For graduates of schools and colleges on the Ann Arbor campus the two baccalaureate degrees should be different (for example, not two Bachelor of Arts or two Bachelor of Science degrees). The second degree program cannot be a BGS degree. Applicants who already have an LS&A degree must earn at least 30 credits in residence in LS&A beyond the credit hours required for the first degree, and at least 15 of those must be in the new field of concentration. Graduates of a different Ann Arbor unit must earn at least 30 credits while registered in LS&A, all of those over and above the credit hours required for the first degree, and the second program must include a minimum of 108 LS&A credits. To be considered for admission to a second baccalaureate degree program, all applicants who have a baccalaureate degree from the Ann Arbor campus of the University of Michigan must have the same minimum grade point average as the College requires of cross-campus transfer students.
Applicants whose first degree comes from any other institution (including UM-Dearborn and UM-Flint) will be required to complete at least 60 credits in residence at the Ann Arbor campus. The student must be registered in LS&A for at least 30 of these, and all 30 credits must be over and above the credits required for the first degree. The second degree program must include a minimum of 108 LS&A credits. To be considered for admission to a second baccalaureate degree program, these applicants must have the same minimum grade point average as the College requires for students who transfer from institutions other than the University of Michigan, Ann Arbor campus.
Students who wish to be dually enrolled, that is, enrolled simultaneously in LS&A and another division, school, college, or university, must request permission from the Academic Standards Board in advance of registration. This policy does not apply to UM Extension. Qualified seniors who are interested in the Concurrent Undergraduate-Graduate Studies (CUGS) Program should read that section in Chapter V.
Students enrolled in two colleges or schools of the University must complete a separate registration for each academic unit. These students are assessed tuition based upon the number of credits elected in each unit, normally to a maximum of the higher full program fee.
Students who have completed 90 hours Credit Toward Program (CTP) should submit the Diploma Application and Concentration Release Form or B.G.S. Senior Release Form in the term preceding the one in which they expect to graduate. In this way students can have an audit of their degree requirements prior to registration for the final term.
Degrees are conferred in May, August, or December, though graduation ceremonies are held in May and December only. To qualify for graduation, a student must meet degree requirements and submit a completed Diploma Application to the Academic Advising Center in 1255 Angell Hall. At the same time, candidates for an A.B. or B.S. degree must submit a signed Concentration Release Form and candidates for a B.G.S. degree must submit a B.G.S. Senior Release Form. The deadline for submitting these forms is four weeks after classes begin in a term (one week after classes begin in the Summer Half-Term). Students who meet the deadline will be listed in the Commencement Program, will have an expedient audit of degree requirements, and will be able to receive the diploma following approval of the final degree list (8-10 weeks after Commencement).

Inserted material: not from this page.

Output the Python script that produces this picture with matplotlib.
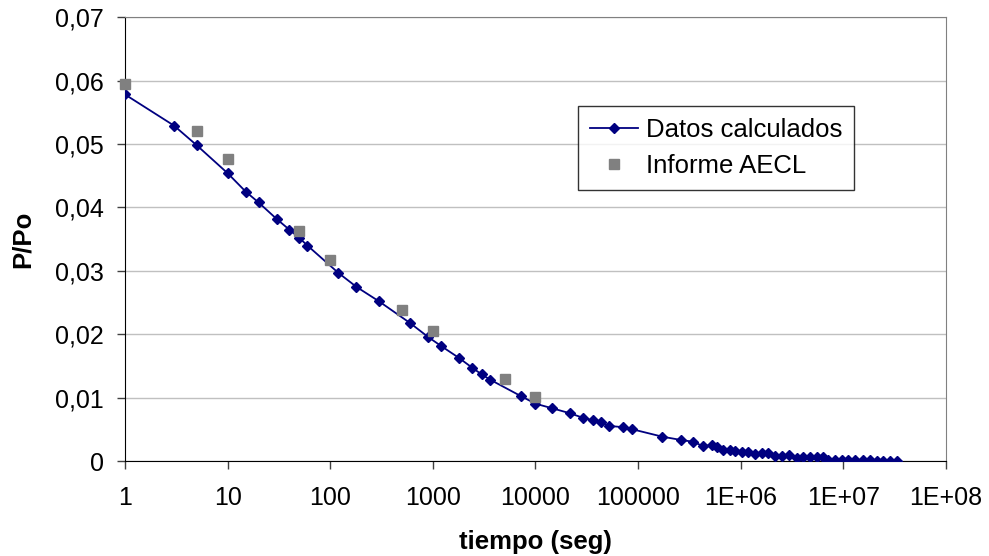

Students whose forms are received after the deadline but before the last day of classes in the term of expected graduation may still be considered for graduation but their degree certification cannot be processed as quickly and they should not expect to be included in the Commencement Program. The degree audit will be delayed. In some instances, it will be necessary to defer graduation.
Students who do not complete degree requirements in the term a Diploma Application has been filed must file a new Diploma Application in order to be placed on any subsequent degree list. Students who have met the degree requirements but have not yet been graduated may obtain a Letter of Certification from the Senior Auditors in 1401 Mason Hall. Such a letter is usually acceptable as evidence that requirements have been met and a degree will be awarded.